*Alfsono D’Auria. Photograph: Martin Connolly

It may have crossed his mind to contest the 2014 local elections but the weekend was Alfonso D’Auria’s first taste of politics as he attended his first election count following his attempt to win a seat on Clare County Council.

Eliminated on the seventh count, Alfonso had an indication his first preference vote of 715 was unlikely to result in his election, this was one of many lessons he picked up during the campaign. “I knew getting to the thousand mark would get you in, I just think a lot of things went against me, not only being an Independent starting off very late, the actual count itself Mary Howard got in first one count before I was eliminated and there was only ten counts with a lower surplus of votes to be divvied out.
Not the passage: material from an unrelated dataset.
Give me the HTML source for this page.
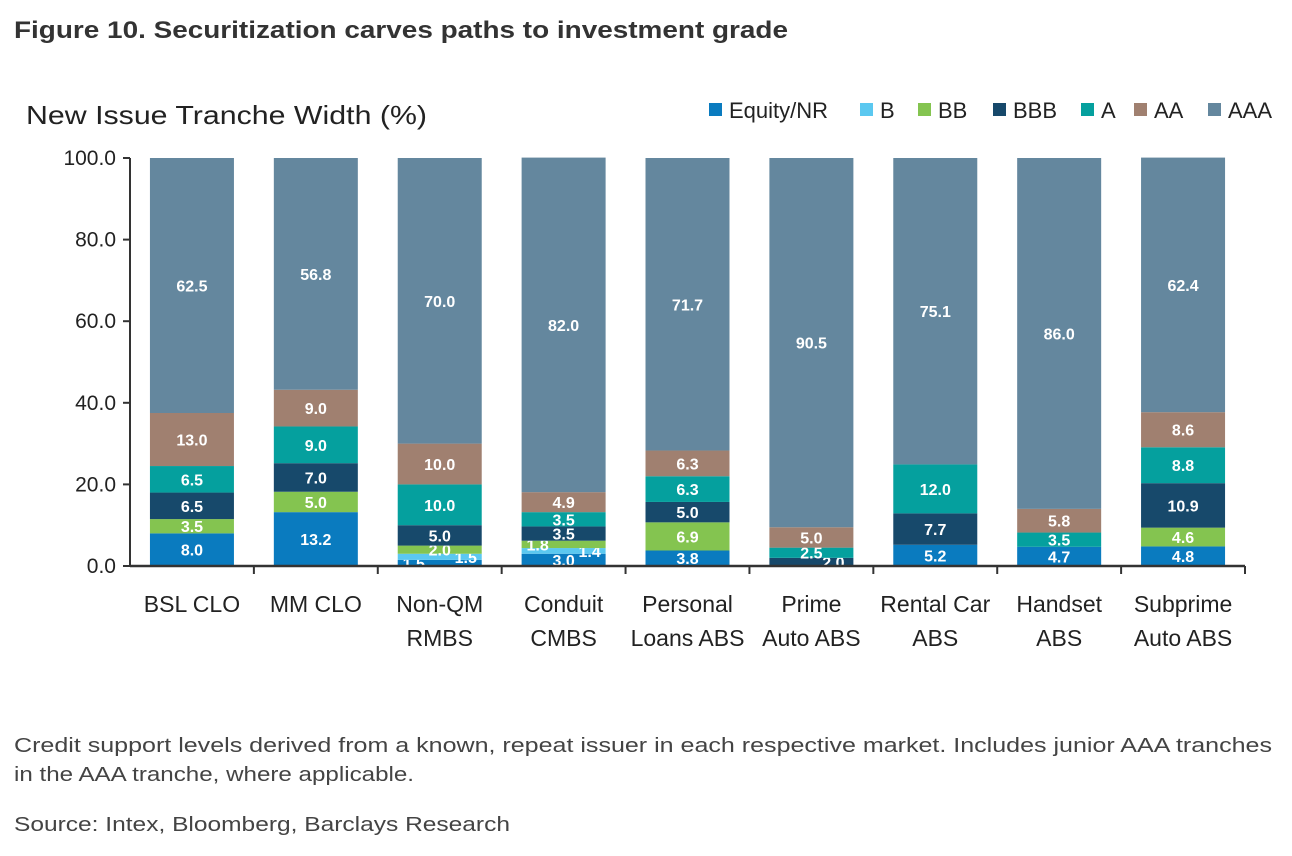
<!DOCTYPE html>
<html><head><meta charset="utf-8"><style>
body{margin:0;background:#fff;font-family:"Liberation Sans",sans-serif;}
</style></head><body>
<svg width="1292" height="851" xmlns="http://www.w3.org/2000/svg" font-family="Liberation Sans, sans-serif">
<text x="14" y="38" font-size="24" font-weight="bold" fill="#333" textLength="774" lengthAdjust="spacingAndGlyphs">Figure 10. Securitization carves paths to investment grade</text>
<text x="26" y="124" font-size="26" fill="#222" textLength="401" lengthAdjust="spacingAndGlyphs">New Issue Tranche Width (%)</text>
<g id="legend"></g>
<g id="plot"></g>
<text x="14" y="752" font-size="20" fill="#444" textLength="1258" lengthAdjust="spacingAndGlyphs">Credit support levels derived from a known, repeat issuer in each respective market. Includes junior AAA tranches</text>
<text x="14" y="781" font-size="20" fill="#444" textLength="400" lengthAdjust="spacingAndGlyphs">in the AAA tranche, where applicable.</text>
<text x="14" y="831" font-size="20" fill="#444" textLength="496" lengthAdjust="spacingAndGlyphs">Source: Intex, Bloomberg, Barclays Research</text>
</svg>
<script>
const categories=[["BSL CLO"],["MM CLO"],["Non-QM","RMBS"],["Conduit","CMBS"],["Personal","Loans ABS"],["Prime","Auto ABS"],["Rental Car","ABS"],["Handset","ABS"],["Subprime","Auto ABS"]];
const seriesNames=["Equity/NR","B","BB","BBB","A","AA","AAA"];
const equity=[8.0,13.2,1.5,3.0,3.8,0,5.2,4.7,4.8];
const bRating=[0,0,1.5,1.4,0,0,0,0,0];
const bb=[3.5,5.0,2.0,1.8,6.9,0,0,0,4.6];
const bbb=[6.5,7.0,5.0,3.5,5.0,2.0,7.7,0,10.9];
const aRating=[6.5,9.0,10.0,3.5,6.3,2.5,12.0,3.5,8.8];
const aa=[13.0,9.0,10.0,4.9,6.3,5.0,0,5.8,8.6];
const aaa=[62.5,56.8,70.0,82.0,71.7,90.5,75.1,86.0,62.4];
const yTicks=[0,20,40,60,80,100];
const colors=["#0a7bbf","#5bc8f0","#84c450","#17496b","#05a09e","#a08070","#64879e"];
const series=[equity,bRating,bb,bbb,aRating,aa,aaa];
const labelShift={"2-0":-26,"2-1":26,"3-1":26,"3-2":-26,"5-3":22};
const NS="http://www.w3.org/2000/svg";
const x0=130,x1=1245,y0=566,y1=158;
const bw=(x1-x0)/categories.length;
const ys=v=>y0-(v/100)*(y0-y1);
const xc=i=>x0+bw*(i+0.5);
function mk(tag,attrs,parent){const e=document.createElementNS(NS,tag);for(const k in attrs)e.setAttribute(k,attrs[k]);parent.appendChild(e);return e;}
const plot=document.getElementById('plot');
yTicks.forEach(t=>{
 const tx=mk('text',{x:x0-14,y:ys(t)+7,'text-anchor':'end','font-size':21,fill:'#222'},plot);
 
 
 tx.textContent=t.toFixed(1);
 const tk=mk('line',{x1:x0-7,x2:x0,y1:ys(t),y2:ys(t),stroke:'#333','stroke-width':2},plot);
 
 
});
categories.forEach((c,i)=>{
 let cum=0;
 series.forEach((s,k)=>{
  const v=s[i]; if(!v){return;}
  const r=mk('rect',{x:xc(i)-42,y:ys(cum+v),width:84,height:ys(cum)-ys(cum+v),fill:colors[k]},plot);
  
  
  const dx=labelShift[i+'-'+k]||0;
  const t=mk('text',{x:xc(i)+dx,y:(ys(cum)+ys(cum+v))/2+6,'text-anchor':'middle','font-size':16,'font-weight':'bold',fill:'#fff'},plot);
  
  
  t.textContent=v.toFixed(1);
  cum+=v;
 });
 c.forEach((ln,j)=>{
  const t=mk('text',{x:xc(i),y:612+j*34,'text-anchor':'middle','font-size':23,fill:'#222'},plot);
  
  
  t.textContent=ln;
 });
 const tk=mk('line',{x1:x0+bw*(i+1),x2:x0+bw*(i+1),y1:y0,y2:y0+8,stroke:'#333','stroke-width':2},plot);
 
 
});
const ax=mk('line',{x1:x0,x2:x1,y1:y0,y2:y0,stroke:'#333','stroke-width':2.5},plot);


const ay=mk('line',{x1:x0,x2:x0,y1:y1,y2:y0,stroke:'#333','stroke-width':2},plot);


const lg=document.getElementById('legend');
const legX=[709,860,918,993,1081,1134,1208];
seriesNames.forEach((n,k)=>{
 const r=mk('rect',{x:legX[k],y:103,width:13,height:13,fill:colors[k]},lg);
 
 
 const t=mk('text',{x:legX[k]+20,y:118,'font-size':22,fill:'#222'},lg);
 
 
 t.textContent=n;
});
</script>
</body></html>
“If two or three of the candidates had reached the surplus earlier, Fianna Fáil and Fine Gael were all in around each other which didn’t help the transfers, everyone was taking from the one pie and even with all that I still got 250 in transfers, I was transfer friendly, there’s a fine line,” he told The Clare Echo.

His candidacy was confirmed first by The Clare Echo in April but the owner of Enzo’s on Parnell St was playing catch-up with his competitors when it came to the canvass. “I have to be happy with how I canvassed, the first door I knocked on was May 2nd, I’m a soletrader I have a job doing 70 hour weeks and then trying to canvass, it’s hard. I had a good crew out, we had some fun doing it. Another candidate told me that every week is worth 100 votes, who knows”.
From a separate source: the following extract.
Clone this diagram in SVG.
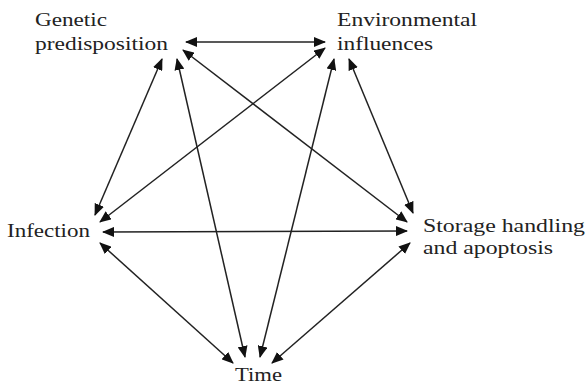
<svg xmlns="http://www.w3.org/2000/svg" width="588" height="386" viewBox="0 0 588 386">
<style>
text{font-family:"Liberation Serif","Times New Roman",serif;font-size:19px;fill:#222}
.c line{stroke:#222;stroke-width:1.5;fill:none;marker-start:url(#ah);marker-end:url(#ah)}
</style>
<defs>
<marker id="ah" markerUnits="userSpaceOnUse" markerWidth="12" markerHeight="10" refX="11" refY="5" orient="auto-start-reverse" viewBox="0 0 12 10">
<path d="M0,0 L12,5 L0,10 Z" fill="#111"/>
</marker>
</defs>
<rect width="588" height="386" fill="#fff"/>
<g id="genetic">
<text x="35" y="26" textLength="72" lengthAdjust="spacingAndGlyphs">Genetic</text>
<text x="35" y="50" textLength="133" lengthAdjust="spacingAndGlyphs">predisposition</text>
</g>
<g id="environmental">
<text x="337" y="26" textLength="140" lengthAdjust="spacingAndGlyphs">Environmental</text>
<text x="337" y="50" textLength="96" lengthAdjust="spacingAndGlyphs">influences</text>
</g>
<g id="infection">
<text x="7" y="237" textLength="83" lengthAdjust="spacingAndGlyphs">Infection</text>
</g>
<g id="storage">
<text x="423" y="232" textLength="162" lengthAdjust="spacingAndGlyphs">Storage handling</text>
<text x="423" y="254" textLength="130" lengthAdjust="spacingAndGlyphs">and apoptosis</text>
</g>
<g id="time">
<text x="235" y="381" textLength="47" lengthAdjust="spacingAndGlyphs">Time</text>
</g>
<g id="connectors" class="c">
<line x1="186" y1="42" x2="325" y2="42"/>
<line x1="183" y1="50" x2="407" y2="222"/>
<line x1="162" y1="59" x2="95" y2="215"/>
<line x1="177" y1="59" x2="245" y2="357"/>
<line x1="325" y1="48" x2="100" y2="222"/>
<line x1="334" y1="59" x2="260" y2="357"/>
<line x1="349" y1="59" x2="413" y2="213"/>
<line x1="103" y1="232" x2="407" y2="231"/>
<line x1="100" y1="243" x2="233" y2="363"/>
<line x1="410" y1="243" x2="272" y2="363"/>
</g>
</svg>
Along with fellow Independent Dermot Hayes, the Ennis native ran sitting councillors Pat Daly (FF) and Ann Norton (IND) closest for the sixth and seventh seats in the Ennis Municipal District. In the minutes after his elimination, the ex Chairman of the CSSL reiterated his call for further works on Parnell St and the establishment of a third level college campus in the county town.

“They’ve signed the contract for January for Parnell St works which is great to see but we need people in the street, we need more. I’m not just talking about Parnell St, I’m talking about the whole of the town, we need more volume, we need more tourists, a third level college is vital for the future. When I say that it’s for November, January, February on a dark Monday, Tuesday and Wednesday when there is nothing happening in town and you might have that injection from students, that’s vital”.

Regarding his future in politics and whether his name will appear on the ballot paper for the 2024 local elections, D’Auria commented, “Five years is a long way away, five hours is a long way away especially here at an election count. We’ll see what happens for a General Election in 2021, we’ll see who takes me on”.